Pride is one thing. Replacing Salah at Anfield is another. If Liverpool push the button, Iraola’s first marquee call will be whether a 19-year-old with a fearless dribble can carry the burden of one of the Premier League’s defining roles.
United double down on their transfer blueprint
Across the North West, Manchester United are planning a very different kind of summer – by trying to repeat the last one.
Their third-place finish in the Premier League owed much to a cluster of new arrivals who hit the ground running. Matheus Cunha, Bryan Mbeumo and Benjamin Sesko all reached double figures for league goals after joining ahead of the 2025/26 campaign, while goalkeeper Senne Lammens has just been named Barclays Transfer of the Season.

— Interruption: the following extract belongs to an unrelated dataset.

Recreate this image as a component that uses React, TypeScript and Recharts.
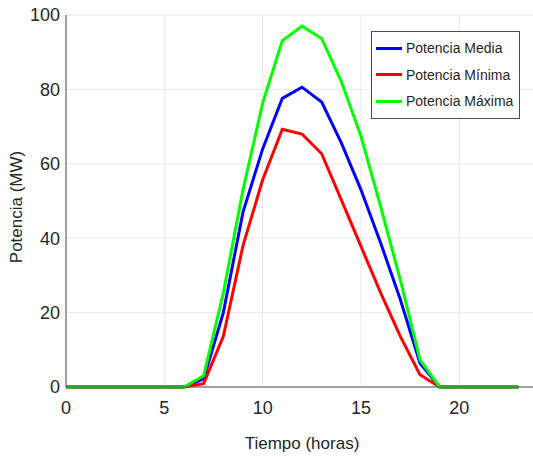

For Omar Berrada, the club’s chief executive, that is the model.
“I think the template for what we did last summer will be replicated,” he told the club’s Inside Carrington podcast.
The message is simple: plan hard, stay nimble.
“You always go into a window and you don’t know how you’re going to come out of it, but you have to be really prepared.
You have to have a clear plan, you have to know exactly what positions you’re looking to strengthen and you also have to be prepared for any eventuality. There could be exits we’re not expecting, there could be opportunities in the market that perhaps weren’t there at the beginning of the window.
“So, we have to be ready, we have to be agile and flexible. But we have a clear plan.”
That plan mixes proven quality with upside.
“I do think what we saw last season is a good way forward for us, which is we want a mix of experience and youth, we want a mix of players who have demonstrated they can perform in the Premier League and perhaps also players who are doing very well outside the Premier League.”
The first big move of this window is already in motion. BBC Sport reported earlier this week that United have agreed a £35 million deal with Atalanta for Brazil midfielder Ederson. If last summer is the template, he will not be the last through the door.
Amad stuns France as World Cup looms
On the international stage, one of United’s own delivered a jolt to the World Cup favourites.
France, finalists in 2022 and widely tipped to go one better this time, were handed a sharp reminder of tournament reality by Ivory Coast and Amad.
Rayan Cherki, on the books at Manchester City, had lit up the first half, curling in a brilliant effort on the cusp of the interval to give France the lead. It felt like the start of a routine warm-up win.
Then Amad arrived.
Off the bench, into space, and with six minutes to play, he drilled a first-time finish into the bottom corner for an 84th-minute winner that silenced French optimism, at least for the night.
The game carried a strong Premier League flavour. Lucas Digne, Maxence Lacroix, Malo Gusto, Ibrahima Konate and Jean-Philippe Mateta all featured for France, while Ivory Coast called on Ibrahim Sangare and Simon Adingra among others.
“It’s a wake-up call, if we needed one,” France coach Didier Deschamps said afterwards. “I’m not going to dramatise the defeat, just as I wouldn’t have become overly excited if we had won. It’s part of the preparation process.”
Elsewhere in the warm-ups, Arsenal’s Viktor Gyokeres kept his eye in for Sweden, scoring in a 2-2 draw with Greece. Liverpool defender Kostas Tsimikas had opened the scoring for the Greeks, before Gyokeres bent in a free-kick early in the second half.
Leeds United’s Gabriel Gudmundsson, Brighton & Hove Albion’s Yasin Ayari and Liverpool’s Alexander Isak all started for Sweden, a reminder of how deeply the Premier League now runs through the international game.
From Iraola’s first steps at Anfield to United’s calculated rebuild and Amad’s late winner against a giant, the Premier League’s fingerprints are already all over the season ahead – and the World Cup has not even kicked off yet.